The lines from the top of the material through the line with "const adjColorTicks = [0.9, 1.2, 1.5, 1.8]" are to be set down exactly. Leave the pictures out.

* _INFORMATION SHOWN_
[Start]
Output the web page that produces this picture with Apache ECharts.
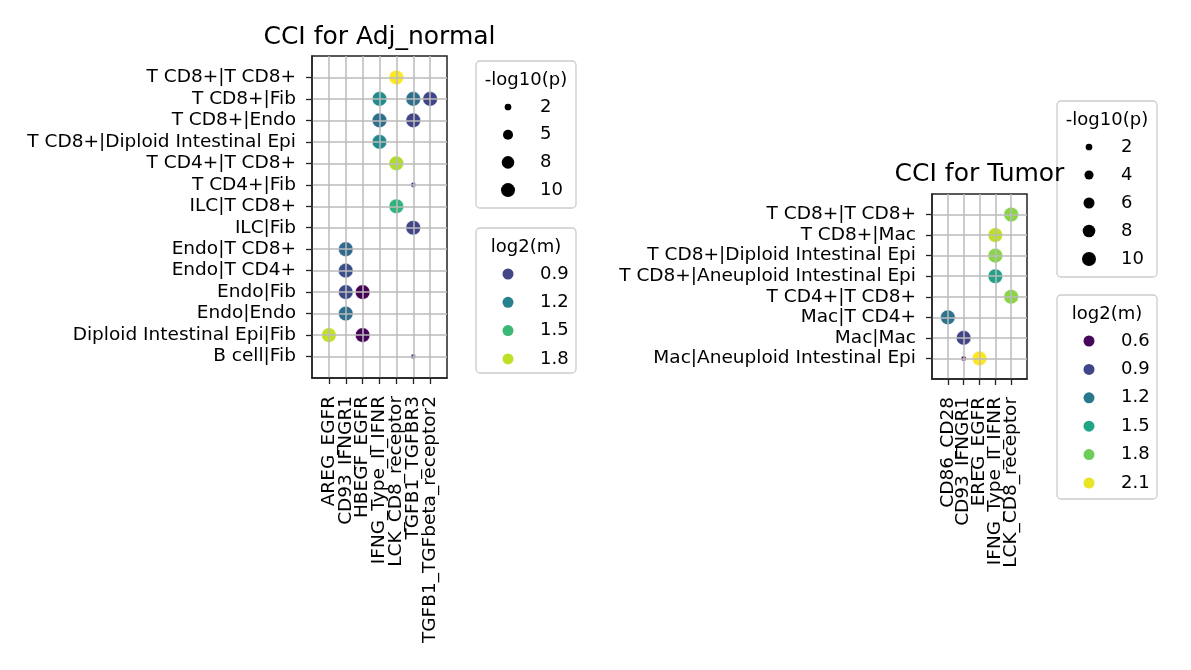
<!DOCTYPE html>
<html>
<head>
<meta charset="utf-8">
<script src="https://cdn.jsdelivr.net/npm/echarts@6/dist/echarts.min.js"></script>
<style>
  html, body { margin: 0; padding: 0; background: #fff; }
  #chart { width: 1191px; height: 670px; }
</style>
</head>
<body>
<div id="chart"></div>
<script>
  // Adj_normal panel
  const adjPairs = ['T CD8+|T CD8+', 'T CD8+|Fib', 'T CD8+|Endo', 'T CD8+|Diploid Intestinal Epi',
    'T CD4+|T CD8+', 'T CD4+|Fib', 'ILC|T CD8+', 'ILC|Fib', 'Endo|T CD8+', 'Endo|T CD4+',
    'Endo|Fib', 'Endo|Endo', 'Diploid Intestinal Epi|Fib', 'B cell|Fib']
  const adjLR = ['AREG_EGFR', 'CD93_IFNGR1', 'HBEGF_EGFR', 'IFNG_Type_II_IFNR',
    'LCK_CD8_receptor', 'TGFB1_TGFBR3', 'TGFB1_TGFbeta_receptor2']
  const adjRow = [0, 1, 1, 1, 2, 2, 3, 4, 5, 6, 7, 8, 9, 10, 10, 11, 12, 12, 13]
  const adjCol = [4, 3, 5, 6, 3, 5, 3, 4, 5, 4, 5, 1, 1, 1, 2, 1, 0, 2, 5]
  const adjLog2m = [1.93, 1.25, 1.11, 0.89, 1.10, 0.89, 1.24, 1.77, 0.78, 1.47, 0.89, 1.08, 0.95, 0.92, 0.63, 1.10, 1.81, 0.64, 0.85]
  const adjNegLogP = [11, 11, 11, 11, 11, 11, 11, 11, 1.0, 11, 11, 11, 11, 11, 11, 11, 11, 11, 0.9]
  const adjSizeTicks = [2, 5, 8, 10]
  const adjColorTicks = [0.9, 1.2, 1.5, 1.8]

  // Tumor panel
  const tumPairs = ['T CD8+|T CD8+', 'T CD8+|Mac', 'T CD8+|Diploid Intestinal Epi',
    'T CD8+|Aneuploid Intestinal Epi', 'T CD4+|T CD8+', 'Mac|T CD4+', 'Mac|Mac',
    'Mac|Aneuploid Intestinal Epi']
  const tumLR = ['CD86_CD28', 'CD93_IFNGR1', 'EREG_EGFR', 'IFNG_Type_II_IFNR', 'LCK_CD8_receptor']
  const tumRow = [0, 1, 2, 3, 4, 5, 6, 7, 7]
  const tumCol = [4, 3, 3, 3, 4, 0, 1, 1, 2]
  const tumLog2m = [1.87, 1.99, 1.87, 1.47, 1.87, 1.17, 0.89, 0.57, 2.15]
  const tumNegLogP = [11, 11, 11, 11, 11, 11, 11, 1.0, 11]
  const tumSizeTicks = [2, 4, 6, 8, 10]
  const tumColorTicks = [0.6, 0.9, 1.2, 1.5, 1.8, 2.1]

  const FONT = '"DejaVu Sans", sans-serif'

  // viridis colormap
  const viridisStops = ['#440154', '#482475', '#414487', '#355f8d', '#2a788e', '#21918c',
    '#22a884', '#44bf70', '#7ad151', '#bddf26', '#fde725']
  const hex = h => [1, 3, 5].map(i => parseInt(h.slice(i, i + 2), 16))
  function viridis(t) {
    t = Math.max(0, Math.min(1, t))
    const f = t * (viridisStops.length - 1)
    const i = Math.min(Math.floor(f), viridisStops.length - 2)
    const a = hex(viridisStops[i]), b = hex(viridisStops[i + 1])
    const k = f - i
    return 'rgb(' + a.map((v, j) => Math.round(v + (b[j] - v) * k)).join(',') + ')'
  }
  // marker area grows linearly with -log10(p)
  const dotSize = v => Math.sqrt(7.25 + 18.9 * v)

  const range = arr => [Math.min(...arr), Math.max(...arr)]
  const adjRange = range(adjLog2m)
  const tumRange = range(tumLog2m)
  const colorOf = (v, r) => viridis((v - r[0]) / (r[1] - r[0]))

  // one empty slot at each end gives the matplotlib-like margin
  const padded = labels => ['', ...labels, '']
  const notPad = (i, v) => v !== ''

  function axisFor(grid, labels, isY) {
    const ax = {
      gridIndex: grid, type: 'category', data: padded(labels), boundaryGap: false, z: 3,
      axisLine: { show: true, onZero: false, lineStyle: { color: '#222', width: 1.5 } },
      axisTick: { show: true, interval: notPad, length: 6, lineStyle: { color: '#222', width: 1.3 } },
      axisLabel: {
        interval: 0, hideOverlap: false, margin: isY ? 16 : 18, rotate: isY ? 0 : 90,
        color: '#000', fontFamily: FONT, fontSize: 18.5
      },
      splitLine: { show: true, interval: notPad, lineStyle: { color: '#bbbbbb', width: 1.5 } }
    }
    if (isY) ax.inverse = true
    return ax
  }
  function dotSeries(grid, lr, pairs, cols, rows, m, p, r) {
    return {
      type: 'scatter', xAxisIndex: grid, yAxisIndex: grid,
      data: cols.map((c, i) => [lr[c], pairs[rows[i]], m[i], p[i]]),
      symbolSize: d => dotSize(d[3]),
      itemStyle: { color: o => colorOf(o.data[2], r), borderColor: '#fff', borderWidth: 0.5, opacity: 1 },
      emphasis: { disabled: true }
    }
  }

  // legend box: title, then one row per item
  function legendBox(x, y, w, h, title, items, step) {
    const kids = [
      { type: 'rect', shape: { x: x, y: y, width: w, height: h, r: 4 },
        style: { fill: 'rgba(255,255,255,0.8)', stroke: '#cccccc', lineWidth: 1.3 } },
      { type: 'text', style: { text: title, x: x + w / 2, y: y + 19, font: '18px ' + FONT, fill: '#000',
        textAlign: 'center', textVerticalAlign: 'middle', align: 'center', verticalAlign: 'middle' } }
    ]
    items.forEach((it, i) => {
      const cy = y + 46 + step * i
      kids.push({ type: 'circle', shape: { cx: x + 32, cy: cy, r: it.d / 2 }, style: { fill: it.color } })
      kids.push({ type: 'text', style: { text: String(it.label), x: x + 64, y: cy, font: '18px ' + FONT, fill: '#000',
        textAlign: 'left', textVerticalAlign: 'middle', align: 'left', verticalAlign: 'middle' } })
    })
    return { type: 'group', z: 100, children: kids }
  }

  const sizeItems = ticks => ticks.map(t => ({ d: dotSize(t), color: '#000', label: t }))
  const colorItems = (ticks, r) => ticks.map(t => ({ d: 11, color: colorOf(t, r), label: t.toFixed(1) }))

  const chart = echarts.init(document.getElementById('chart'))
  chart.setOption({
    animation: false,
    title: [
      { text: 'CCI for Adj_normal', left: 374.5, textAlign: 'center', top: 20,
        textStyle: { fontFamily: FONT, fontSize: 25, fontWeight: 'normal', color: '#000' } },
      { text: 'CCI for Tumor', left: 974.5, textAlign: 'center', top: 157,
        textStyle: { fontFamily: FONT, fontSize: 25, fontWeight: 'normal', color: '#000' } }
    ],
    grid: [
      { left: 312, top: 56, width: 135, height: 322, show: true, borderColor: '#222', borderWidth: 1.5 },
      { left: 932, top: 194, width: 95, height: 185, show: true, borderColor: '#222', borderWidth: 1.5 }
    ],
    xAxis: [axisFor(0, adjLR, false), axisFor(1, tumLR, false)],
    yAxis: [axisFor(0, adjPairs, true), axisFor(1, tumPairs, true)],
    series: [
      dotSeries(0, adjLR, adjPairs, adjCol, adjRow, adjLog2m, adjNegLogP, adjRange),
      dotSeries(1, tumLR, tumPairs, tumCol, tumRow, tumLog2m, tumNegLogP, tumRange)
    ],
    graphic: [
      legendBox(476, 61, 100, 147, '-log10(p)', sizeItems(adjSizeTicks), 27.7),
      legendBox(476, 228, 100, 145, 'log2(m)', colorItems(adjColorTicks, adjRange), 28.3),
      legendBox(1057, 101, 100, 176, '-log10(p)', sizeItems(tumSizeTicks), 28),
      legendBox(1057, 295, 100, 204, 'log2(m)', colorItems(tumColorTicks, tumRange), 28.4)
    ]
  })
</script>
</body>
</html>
[End]
* _COMPLETE OUTPUT_
Output the web page that produces this picture with Apache ECharts.
<!DOCTYPE html>
<html>
<head>
<meta charset="utf-8">
<script src="https://cdn.jsdelivr.net/npm/echarts@6/dist/echarts.min.js"></script>
<style>
  html, body { margin: 0; padding: 0; background: #fff; }
  #chart { width: 1191px; height: 670px; }
</style>
</head>
<body>
<div id="chart"></div>
<script>
  // Adj_normal panel
  const adjPairs = ['T CD8+|T CD8+', 'T CD8+|Fib', 'T CD8+|Endo', 'T CD8+|Diploid Intestinal Epi',
    'T CD4+|T CD8+', 'T CD4+|Fib', 'ILC|T CD8+', 'ILC|Fib', 'Endo|T CD8+', 'Endo|T CD4+',
    'Endo|Fib', 'Endo|Endo', 'Diploid Intestinal Epi|Fib', 'B cell|Fib']
  const adjLR = ['AREG_EGFR', 'CD93_IFNGR1', 'HBEGF_EGFR', 'IFNG_Type_II_IFNR',
    'LCK_CD8_receptor', 'TGFB1_TGFBR3', 'TGFB1_TGFbeta_receptor2']
  const adjRow = [0, 1, 1, 1, 2, 2, 3, 4, 5, 6, 7, 8, 9, 10, 10, 11, 12, 12, 13]
  const adjCol = [4, 3, 5, 6, 3, 5, 3, 4, 5, 4, 5, 1, 1, 1, 2, 1, 0, 2, 5]
  const adjLog2m = [1.93, 1.25, 1.11, 0.89, 1.10, 0.89, 1.24, 1.77, 0.78, 1.47, 0.89, 1.08, 0.95, 0.92, 0.63, 1.10, 1.81, 0.64, 0.85]
  const adjNegLogP = [11, 11, 11, 11, 11, 11, 11, 11, 1.0, 11, 11, 11, 11, 11, 11, 11, 11, 11, 0.9]
  const adjSizeTicks = [2, 5, 8, 10]
  const adjColorTicks = [0.9, 1.2, 1.5, 1.8]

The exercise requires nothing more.